TASK INSTRUCTIONS: Report back each line of the records that contains the string "this".

MATERIAL SHOWN:
☆ ☆ ☆ ☆

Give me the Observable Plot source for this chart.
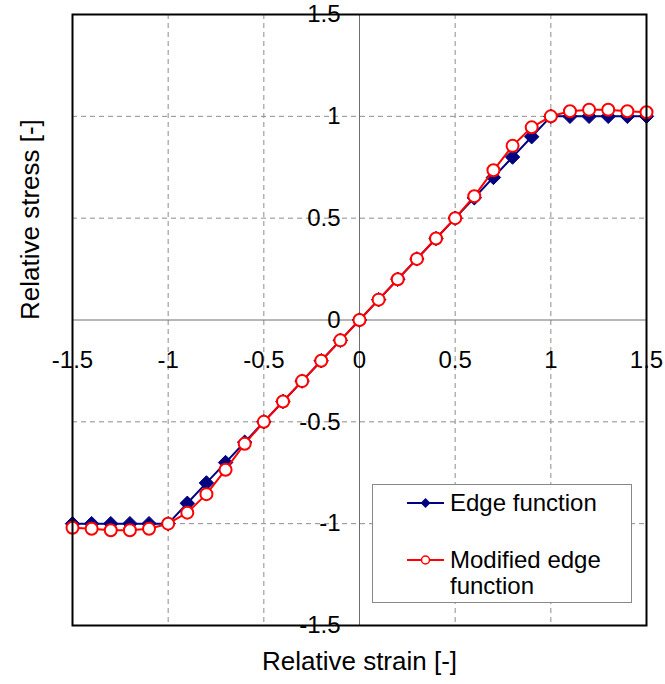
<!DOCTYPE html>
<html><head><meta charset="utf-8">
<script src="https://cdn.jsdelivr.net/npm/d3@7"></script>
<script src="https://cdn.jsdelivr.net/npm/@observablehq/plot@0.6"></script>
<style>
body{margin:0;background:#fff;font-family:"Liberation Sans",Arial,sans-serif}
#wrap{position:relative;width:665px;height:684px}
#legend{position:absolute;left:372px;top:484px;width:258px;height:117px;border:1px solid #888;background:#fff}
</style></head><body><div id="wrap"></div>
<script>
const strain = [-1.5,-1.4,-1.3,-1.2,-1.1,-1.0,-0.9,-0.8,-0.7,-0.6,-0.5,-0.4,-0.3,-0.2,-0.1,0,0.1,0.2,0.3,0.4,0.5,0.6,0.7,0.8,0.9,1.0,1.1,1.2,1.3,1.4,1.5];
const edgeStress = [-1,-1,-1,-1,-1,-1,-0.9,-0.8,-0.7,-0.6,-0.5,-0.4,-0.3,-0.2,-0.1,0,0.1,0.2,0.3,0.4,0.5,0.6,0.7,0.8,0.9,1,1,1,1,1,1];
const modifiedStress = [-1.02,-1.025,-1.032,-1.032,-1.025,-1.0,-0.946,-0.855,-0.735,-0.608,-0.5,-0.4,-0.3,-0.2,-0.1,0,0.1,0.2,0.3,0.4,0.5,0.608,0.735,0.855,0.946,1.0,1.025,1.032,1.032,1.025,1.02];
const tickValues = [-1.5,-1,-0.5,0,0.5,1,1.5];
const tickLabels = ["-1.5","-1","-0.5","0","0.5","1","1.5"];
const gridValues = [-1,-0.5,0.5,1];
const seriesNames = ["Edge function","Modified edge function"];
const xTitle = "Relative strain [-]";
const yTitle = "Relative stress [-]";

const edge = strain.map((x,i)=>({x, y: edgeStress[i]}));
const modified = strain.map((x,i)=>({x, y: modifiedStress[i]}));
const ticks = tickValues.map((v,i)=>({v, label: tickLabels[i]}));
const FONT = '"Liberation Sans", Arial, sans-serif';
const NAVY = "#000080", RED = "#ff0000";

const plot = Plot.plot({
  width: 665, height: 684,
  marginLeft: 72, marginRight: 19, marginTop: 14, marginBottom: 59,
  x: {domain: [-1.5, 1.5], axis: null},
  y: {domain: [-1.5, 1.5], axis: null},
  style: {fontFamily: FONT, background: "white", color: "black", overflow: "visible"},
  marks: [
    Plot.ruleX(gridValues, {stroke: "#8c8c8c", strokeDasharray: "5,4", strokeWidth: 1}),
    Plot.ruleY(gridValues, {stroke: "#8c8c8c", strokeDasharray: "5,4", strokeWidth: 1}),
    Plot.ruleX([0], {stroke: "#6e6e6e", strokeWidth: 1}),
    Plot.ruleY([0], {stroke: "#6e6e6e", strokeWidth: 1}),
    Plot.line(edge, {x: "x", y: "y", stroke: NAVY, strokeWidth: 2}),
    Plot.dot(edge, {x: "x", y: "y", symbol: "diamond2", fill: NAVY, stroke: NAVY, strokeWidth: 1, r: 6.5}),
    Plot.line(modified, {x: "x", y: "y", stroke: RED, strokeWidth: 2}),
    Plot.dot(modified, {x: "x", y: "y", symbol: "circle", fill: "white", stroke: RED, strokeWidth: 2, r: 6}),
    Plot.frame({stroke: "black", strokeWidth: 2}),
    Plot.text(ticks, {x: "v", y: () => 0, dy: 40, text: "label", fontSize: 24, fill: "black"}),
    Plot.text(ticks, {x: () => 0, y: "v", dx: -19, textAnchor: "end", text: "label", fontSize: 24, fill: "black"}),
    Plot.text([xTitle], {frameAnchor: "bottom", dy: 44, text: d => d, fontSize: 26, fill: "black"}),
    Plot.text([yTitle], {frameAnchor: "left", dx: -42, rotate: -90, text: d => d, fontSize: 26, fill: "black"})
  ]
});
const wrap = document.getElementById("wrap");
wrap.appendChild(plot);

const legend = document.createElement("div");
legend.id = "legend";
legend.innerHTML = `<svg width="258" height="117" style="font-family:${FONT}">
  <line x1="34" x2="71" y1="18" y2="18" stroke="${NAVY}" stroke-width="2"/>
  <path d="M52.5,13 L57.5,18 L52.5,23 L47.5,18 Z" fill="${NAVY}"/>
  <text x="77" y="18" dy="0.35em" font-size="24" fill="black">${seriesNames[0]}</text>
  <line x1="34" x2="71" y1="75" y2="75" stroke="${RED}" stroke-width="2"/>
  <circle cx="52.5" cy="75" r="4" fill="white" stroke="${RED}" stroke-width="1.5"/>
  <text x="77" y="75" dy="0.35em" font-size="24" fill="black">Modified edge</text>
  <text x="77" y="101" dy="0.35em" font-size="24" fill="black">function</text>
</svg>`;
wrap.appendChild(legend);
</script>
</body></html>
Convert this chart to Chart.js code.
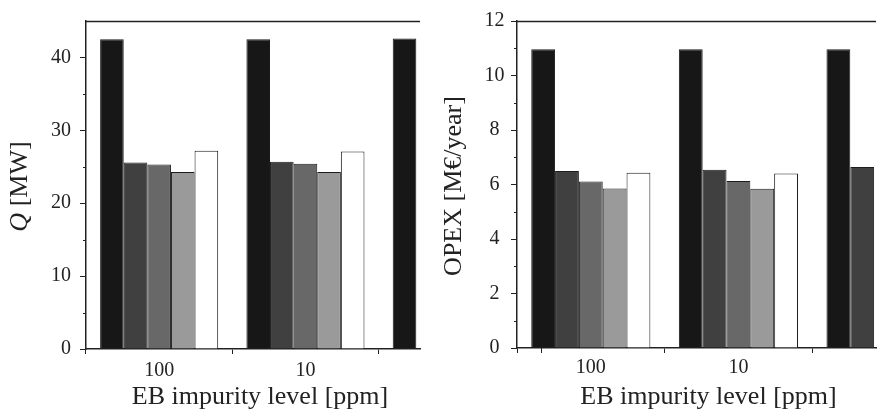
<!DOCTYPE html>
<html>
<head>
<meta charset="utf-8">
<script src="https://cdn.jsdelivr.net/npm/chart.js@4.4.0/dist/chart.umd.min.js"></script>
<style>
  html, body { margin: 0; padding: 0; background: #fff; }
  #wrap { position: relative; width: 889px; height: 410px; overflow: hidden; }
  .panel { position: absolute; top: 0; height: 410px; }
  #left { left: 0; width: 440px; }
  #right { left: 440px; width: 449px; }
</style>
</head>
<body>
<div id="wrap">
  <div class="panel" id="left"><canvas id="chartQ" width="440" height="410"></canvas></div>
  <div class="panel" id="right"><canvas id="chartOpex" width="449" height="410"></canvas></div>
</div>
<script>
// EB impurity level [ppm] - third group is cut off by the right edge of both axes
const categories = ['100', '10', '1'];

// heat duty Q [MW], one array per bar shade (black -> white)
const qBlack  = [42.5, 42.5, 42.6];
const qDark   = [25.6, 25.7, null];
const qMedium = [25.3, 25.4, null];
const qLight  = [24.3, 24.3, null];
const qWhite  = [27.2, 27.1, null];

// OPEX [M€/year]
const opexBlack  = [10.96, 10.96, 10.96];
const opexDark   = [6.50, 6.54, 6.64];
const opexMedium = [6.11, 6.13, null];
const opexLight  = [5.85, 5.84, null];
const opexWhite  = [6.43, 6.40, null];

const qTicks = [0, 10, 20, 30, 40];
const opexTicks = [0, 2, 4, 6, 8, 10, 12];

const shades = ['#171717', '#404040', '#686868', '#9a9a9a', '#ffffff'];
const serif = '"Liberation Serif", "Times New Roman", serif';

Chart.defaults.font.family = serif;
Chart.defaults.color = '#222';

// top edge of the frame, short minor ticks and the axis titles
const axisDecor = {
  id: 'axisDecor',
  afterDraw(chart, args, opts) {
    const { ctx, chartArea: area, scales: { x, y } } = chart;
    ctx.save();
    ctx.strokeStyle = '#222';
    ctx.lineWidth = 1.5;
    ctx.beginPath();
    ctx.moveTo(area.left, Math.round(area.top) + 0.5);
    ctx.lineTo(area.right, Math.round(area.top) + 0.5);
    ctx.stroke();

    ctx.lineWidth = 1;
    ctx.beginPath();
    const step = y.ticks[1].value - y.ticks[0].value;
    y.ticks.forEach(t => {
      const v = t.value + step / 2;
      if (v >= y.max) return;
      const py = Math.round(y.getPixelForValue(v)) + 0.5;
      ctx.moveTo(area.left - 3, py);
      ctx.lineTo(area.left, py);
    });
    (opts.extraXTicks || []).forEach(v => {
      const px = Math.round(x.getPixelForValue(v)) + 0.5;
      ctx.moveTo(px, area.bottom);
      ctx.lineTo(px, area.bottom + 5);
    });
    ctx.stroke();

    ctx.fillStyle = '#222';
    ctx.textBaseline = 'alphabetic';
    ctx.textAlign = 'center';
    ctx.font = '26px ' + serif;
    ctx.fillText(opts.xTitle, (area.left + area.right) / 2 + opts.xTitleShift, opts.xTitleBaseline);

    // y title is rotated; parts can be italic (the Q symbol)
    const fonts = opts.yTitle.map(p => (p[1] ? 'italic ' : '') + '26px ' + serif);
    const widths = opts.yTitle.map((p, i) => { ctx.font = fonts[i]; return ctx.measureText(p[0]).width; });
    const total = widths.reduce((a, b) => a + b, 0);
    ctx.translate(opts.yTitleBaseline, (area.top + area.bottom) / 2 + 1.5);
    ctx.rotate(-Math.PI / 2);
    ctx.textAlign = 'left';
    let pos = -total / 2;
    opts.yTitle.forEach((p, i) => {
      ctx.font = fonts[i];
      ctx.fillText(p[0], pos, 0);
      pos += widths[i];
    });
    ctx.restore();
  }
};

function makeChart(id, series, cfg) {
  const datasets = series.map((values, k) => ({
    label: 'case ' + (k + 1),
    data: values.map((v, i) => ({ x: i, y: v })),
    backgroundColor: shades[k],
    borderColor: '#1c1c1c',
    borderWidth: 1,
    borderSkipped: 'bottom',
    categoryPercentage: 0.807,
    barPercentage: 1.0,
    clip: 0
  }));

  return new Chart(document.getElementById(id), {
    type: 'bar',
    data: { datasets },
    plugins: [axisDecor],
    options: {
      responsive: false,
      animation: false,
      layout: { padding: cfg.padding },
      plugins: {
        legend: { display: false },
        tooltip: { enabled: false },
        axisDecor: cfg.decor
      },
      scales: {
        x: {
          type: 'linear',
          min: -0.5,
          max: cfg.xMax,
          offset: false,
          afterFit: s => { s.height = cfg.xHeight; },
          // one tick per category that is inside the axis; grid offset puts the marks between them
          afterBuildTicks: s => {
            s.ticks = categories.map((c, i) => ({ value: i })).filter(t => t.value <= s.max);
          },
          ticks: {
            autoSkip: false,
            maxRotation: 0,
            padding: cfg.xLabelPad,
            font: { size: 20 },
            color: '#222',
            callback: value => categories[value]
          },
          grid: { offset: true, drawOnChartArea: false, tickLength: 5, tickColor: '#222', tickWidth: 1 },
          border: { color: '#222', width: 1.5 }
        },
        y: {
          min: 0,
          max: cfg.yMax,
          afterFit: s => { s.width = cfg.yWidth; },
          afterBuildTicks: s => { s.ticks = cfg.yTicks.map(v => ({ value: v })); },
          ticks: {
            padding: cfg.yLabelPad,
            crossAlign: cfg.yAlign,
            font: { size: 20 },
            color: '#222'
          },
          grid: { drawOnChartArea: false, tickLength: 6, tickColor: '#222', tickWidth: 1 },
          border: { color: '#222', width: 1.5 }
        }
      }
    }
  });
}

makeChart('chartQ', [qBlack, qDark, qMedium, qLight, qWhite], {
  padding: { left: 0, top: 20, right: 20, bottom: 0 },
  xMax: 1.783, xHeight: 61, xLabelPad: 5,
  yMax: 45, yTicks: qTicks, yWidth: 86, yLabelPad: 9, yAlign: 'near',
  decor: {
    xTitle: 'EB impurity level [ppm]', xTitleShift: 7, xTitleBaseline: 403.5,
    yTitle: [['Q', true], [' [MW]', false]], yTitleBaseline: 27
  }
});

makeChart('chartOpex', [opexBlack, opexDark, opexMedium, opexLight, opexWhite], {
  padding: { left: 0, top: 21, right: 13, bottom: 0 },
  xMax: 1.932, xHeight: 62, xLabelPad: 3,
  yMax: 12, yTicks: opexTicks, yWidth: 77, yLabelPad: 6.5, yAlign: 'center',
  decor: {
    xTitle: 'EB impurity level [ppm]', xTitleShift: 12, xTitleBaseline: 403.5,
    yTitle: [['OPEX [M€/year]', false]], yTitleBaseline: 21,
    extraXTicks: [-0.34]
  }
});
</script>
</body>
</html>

☆ ☆ ☆ ☆

EXERCISE OUTPUT:
Give me the Observable Plot source for this chart.
Convert this chart to Chart.js code.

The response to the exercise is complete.